Smart Irrigation Systems
Agriculture accounts for approximately 70% of global freshwater withdrawals, making it a significant contributor to water scarcity. Smart irrigation systems offer a solution by optimizing water use in agriculture. These systems use sensors, weather data, and machine learning algorithms to determine the precise amount of water needed for crops, reducing waste and improving efficiency.
Drip irrigation is a well-known example of smart irrigation. This method delivers water directly to the plant roots through a network of tubes and emitters, minimizing evaporation and runoff. Advanced versions of drip irrigation systems are now equipped with soil moisture sensors and automated controls, further enhancing water use efficiency.
Rainwater Harvesting
Rainwater harvesting is a traditional yet highly effective solution to the global water crisis. This method involves collecting and storing rainwater for later use, reducing the demand on conventional water sources. Rainwater can be harvested from rooftops, paved surfaces, and other catchment areas, and then stored in tanks or reservoirs.

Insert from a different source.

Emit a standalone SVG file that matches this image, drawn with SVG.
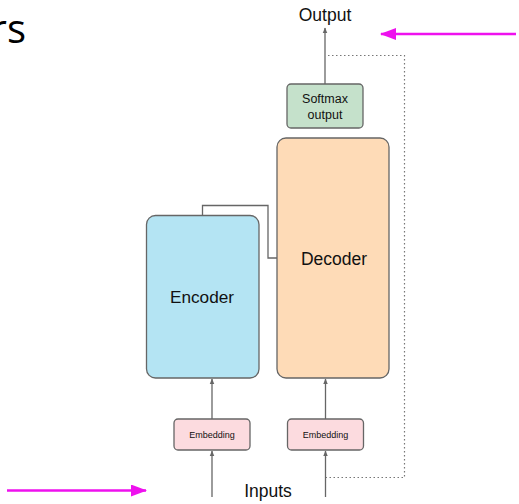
<svg xmlns="http://www.w3.org/2000/svg" width="519" height="504" viewBox="0 0 519 504">
<defs>
<style>
.box{stroke:#666;stroke-width:1.3}
.lbl{font-family:"Liberation Sans",Arial,sans-serif;fill:#111;text-anchor:middle}
.ln{stroke:#666;stroke-width:1.3;fill:none}
.mg{stroke:#ee11ee;stroke-width:2.5;fill:none}
</style>
<marker id="ah" viewBox="0 0 10 10" refX="9" refY="5" markerWidth="6" markerHeight="6" markerUnits="userSpaceOnUse" orient="auto">
<path d="M0,1 L10,5 L0,9 z" fill="#666"/>
</marker>
<marker id="mah" viewBox="0 0 16 12" refX="15" refY="6" markerWidth="16" markerHeight="12" markerUnits="userSpaceOnUse" orient="auto">
<path d="M0,0 L16,6 L0,12 z" fill="#ee11ee"/>
</marker>
</defs>
<rect width="519" height="504" fill="#fff"/>
<text x="26" y="43" font-family="'Open Sans','Noto Sans',sans-serif" font-size="40" fill="#000" text-anchor="end">rs</text>
<g id="connectors">
<line class="ln" x1="325" y1="84" x2="325" y2="28" marker-end="url(#ah)"/>
<line class="ln" x1="212" y1="419" x2="212" y2="379" marker-end="url(#ah)"/>
<line class="ln" x1="212" y1="497" x2="212" y2="451" marker-end="url(#ah)"/>
<line class="ln" x1="325.5" y1="419" x2="325.5" y2="379" marker-end="url(#ah)"/>
<line class="ln" x1="325.5" y1="497" x2="325.5" y2="451" marker-end="url(#ah)"/>
<polyline class="ln" points="202.5,215.5 202.5,205.5 268,205.5 268,258 277,258"/>
<polyline points="328,55.5 404.5,55.5 404.5,477.5 326,477.5" fill="none" stroke="#777" stroke-width="1.2" stroke-dasharray="1.5,2.5"/>
<line class="mg" x1="516" y1="34" x2="381" y2="34" marker-end="url(#mah)"/>
<line class="mg" x1="7" y1="490.5" x2="146" y2="490.5" marker-end="url(#mah)"/>
</g>
<g id="output-label"><text class="lbl" x="325" y="21" font-size="17.5">Output</text></g>
<g id="inputs-label"><text class="lbl" x="268" y="497" font-size="17.5">Inputs</text></g>
<g id="softmax">
<rect class="box" x="287" y="84" width="76" height="44" rx="4" fill="#c5e1cb"/>
<text class="lbl" x="325" y="103" font-size="12.5">Softmax</text>
<text class="lbl" x="325" y="119" font-size="12.5">output</text>
</g>
<g id="decoder">
<rect class="box" x="277" y="138" width="112" height="240" rx="9" fill="#fedbb7"/>
<text class="lbl" x="334" y="265" font-size="17.5">Decoder</text>
</g>
<g id="encoder">
<rect class="box" x="146.5" y="215.5" width="112.5" height="162.5" rx="9" fill="#b4e4f3"/>
<text class="lbl" x="202" y="303" font-size="17.2">Encoder</text>
</g>
<g id="embedding-enc">
<rect class="box" x="174" y="419" width="76" height="31" rx="4" fill="#fcdbdf"/>
<text class="lbl" x="212" y="438" font-size="9">Embedding</text>
</g>
<g id="embedding-dec">
<rect class="box" x="287.5" y="419" width="76" height="31" rx="4" fill="#fcdbdf"/>
<text class="lbl" x="325.5" y="438" font-size="9">Embedding</text>
</g>
</svg>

Innovative rainwater harvesting systems are now incorporating modern technologies to improve efficiency and storage capacity. For example, modular rainwater storage units can be easily installed in urban settings, providing a decentralized water supply for households and communities. Additionally, smart rainwater harvesting systems use sensors and IoT technology to monitor water levels and optimize usage.
Water-Efficient Appliances and Fixtures
Water-efficient appliances and fixtures play a crucial role in reducing water consumption in households and commercial buildings. Innovations in this area include low-flow toilets, water-saving showerheads, and high-efficiency washing machines and dishwashers.
One notable example is the development of the Hydrao Smart Showerhead, which uses LED lights to indicate water usage in real-time, encouraging users to conserve water. Similarly, the Nebia shower system atomizes water into millions of tiny droplets, providing a luxurious shower experience while using significantly less water than traditional showerheads.
Policy and Community Engagement
Technological solutions alone are not enough to address the global water crisis. Effective policies, regulations, and community engagement are essential components of a comprehensive strategy. Governments and organizations must work together to implement water management practices that promote sustainability and resilience.
Community engagement is particularly important in ensuring the success of water conservation initiatives. Educating communities about the importance of water conservation and involving them in decision-making processes can lead to more sustainable water use practices. Programs like the WaterSense initiative in the United States provide resources and incentives for individuals and businesses to adopt water-efficient practices.
Conclusion
The global water crisis is a complex and multifaceted challenge that requires innovative solutions and collaborative efforts. From desalination and wastewater treatment to atmospheric water generation and smart irrigation, a range of cutting-edge technologies are being developed to address water scarcity and quality issues. However, these technological advancements must be complemented by effective policies, community engagement, and sustainable water management practices.
As the world continues to face the impacts of climate change and population growth, the need for innovative solutions to the global water crisis has never been more urgent. By harnessing the power of technology and fostering a culture of conservation, we can ensure that future generations have access to the clean and safe water they need to thrive.